SM : Ces principes auxquels vous faites référence ont été violés de façon systématique par les armées du Rwanda et de l’Ouganda au Congo. Un des pires exemples qui me vienne à l’esprit est la guerre de six jours à Kisangani, au cours desquels des troupes rwandaises et ougandaises se sont combattues pour des richesses minières sur le sol du Congo. Ils ont détruit toute une ville remplie de civils. Nous pourrions aussi ajouter ceux-là à la liste des crimes commis pendant ce conflit, mais pour le moment, nous voulons concentrer l’attention du public sur le tableau général, en leur demandant de reconnaître le génocide. Cela, malgré tout, n’est pas quelque chose que l’ONU et la « communauté internationale » feront, en toute probabilité, si cela ne sert pas leurs intérêts – ou tant que cela ne les sert pas.

La plupart des groupes d’activistes congolais se concentrent sur le lobbying auprès de l’ONU et d’autres structures politiques pour qu’elles reconnaissent ce qui se passe au Congo et qu’elles y fassent quelque chose. Nous n’avons rien contre cela, mais nous pensons qu’il est également très important, sinon encore plus, de gagner le soutien de la population congolaise elle-même. Une fois qu’un pays se lève pour protester et exiger qu’on lui fasse justice, il devient difficile pour ceux qui voudront travailler avec nous à l’avenir de continuer leurs exactions et leurs agressions. Une fois que nous aurons reconnu ce que nous traversons, il deviendra difficile pour les autres de le réfuter, et c’est à cela que nous travaillons. L’auto-détermination.

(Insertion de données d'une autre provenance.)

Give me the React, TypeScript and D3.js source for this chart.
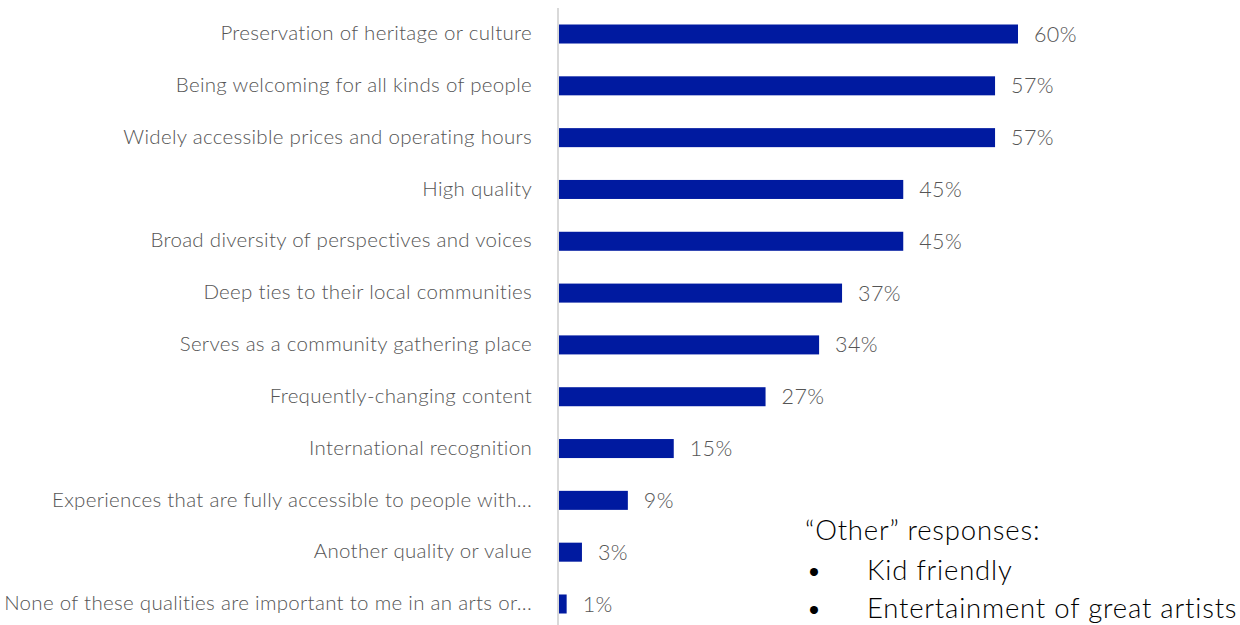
import React from "react";
import * as d3 from "d3";

const categories = [
  "Preservation of heritage or culture",
  "Being welcoming for all kinds of people",
  "Widely accessible prices and operating hours",
  "High quality",
  "Broad diversity of perspectives and voices",
  "Deep ties to their local communities",
  "Serves as a community gathering place",
  "Frequently-changing content",
  "International recognition",
  "Experiences that are fully accessible to people with...",
  "Another quality or value",
  "None of these qualities are important to me in an arts or...",
];
const values = [60, 57, 57, 45, 45, 37, 34, 27, 15, 9, 3, 1];
const otherTitle = "\u201COther\u201D responses:";
const otherItems = ["Kid friendly", "Entertainment of great artists"];

const W = 1240;
const H = 625;
const FONT = "'Lato', 'Open Sans', sans-serif";

export default function App() {
  const x = d3.scaleLinear().domain([0, 60]).range([559, 1018]);
  const y = d3
    .scaleBand<string>()
    .domain(categories)
    .range([8.1, 629.9])
    .paddingInner(0.633)
    .paddingOuter(0.3165);
  const bw = y.bandwidth();
  return (
    <svg
      width={W}
      height={H}
      style={{ position: "absolute", left: 0, top: 0, background: "#fff" }}
    >
      <line x1={558} x2={558} y1={8} y2={H} stroke="#d9d9d9" strokeWidth={2} />
      {categories.map((c, i) => {
        const yc = (y(c) as number) + bw / 2;
        return (
          <g key={c}>
            <text
              x={532}
              y={yc - 1}
              dy="0.35em"
              textAnchor="end"
              fontFamily={FONT}
              fontWeight={300}
              fontSize={20.5}
              letterSpacing={0.3}
              fill="#555555"
            >
              {c}
            </text>
            <rect
              x={x(0)}
              y={y(c)}
              width={x(values[i]) - x(0)}
              height={bw}
              fill="#001AA0"
            />
            <text
              x={x(values[i]) + 16}
              y={yc}
              dy="0.35em"
              fontFamily={FONT}
              fontWeight={300}
              fontSize={21.5}
              letterSpacing={0.4}
              fill="#555555"
            >
              {values[i]}%
            </text>
          </g>
        );
      })}
      <g fontFamily={FONT} fontWeight={300} fontSize={27.5} letterSpacing={0.8} fill="#000">
        <text x={805} y={540}>{otherTitle}</text>
        {otherItems.map((t, i) => (
          <g key={t}>
            <text x={806} y={580 + i * 38}>•</text>
            <text x={867} y={580 + i * 38}>{t}</text>
          </g>
        ))}
      </g>
    </svg>
  );
}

AG : OK, permettez-moi de poser quelques questions sur l’occupation du Congo par le Rwanda, pour finir. Dans son livre, « Les champs de la mort de Kagame », David Himabara écrit, « En 1997, Kagame était devenu la principale force d’occupation dans la République démocratique du Congo, un vaste pays quatre-vingt-dix fois plus grand que le Rwanda ». Est-ce que vous décririez cela comme une occupation encore aujourd’hui ? [Kagame est soutenu par les USA et le Royaume-Uni, Ndt]

SM : L’influence de Kagame en RDC n’est un secret pour personne. Il peut bien la nier, mais l’ascension soudaine de Congolais rwandophones à des rôles-clés du gouvernement congolais et de l’armée de la RDC n’est pas une coïncidence. Des groupes de rebelles comme le M23, dont les atrocités sont bien documentées, passent sans cesse la frontière entre la RDC et le Rwanda. Ils « disparaissent » simplement au Rwanda quand cela les intéresse.

AG : Est-ce que vous pensez que cette occupation pourrait être maintenue sans l’assistance de puissances plus importantes que le Rwanda ?

SM : Non. Il serait ridicule d’imaginer que dans le monde d’aujourd’hui, le Rwanda pourrait occuper militairement une nation de la taille du Congo par ses seuls moyens. Même les provinces du Kivu présentent un trop grand défi. Ceux qui espèrent balkaniser la RDC en séparant les provinces du Kivu, qui sont riches en ressources minières, du reste du pays en ont été pour leurs frais, malgré de nombreuses tentatives. Le Rwanda a réussi à tenir jusqu’ici parce qu’il est soutenu par des super-puissances dont les corporations bénéficient de la contrebande de minerais. Ce sont les mêmes super-puissances qui vendent des armes à des milices, des deux côtés de la frontière RDC/Rwanda, depuis vingt ans. Ils continuent à alimenter le conflit, qui s’est révélé un business très profitable sur de nombreux plans.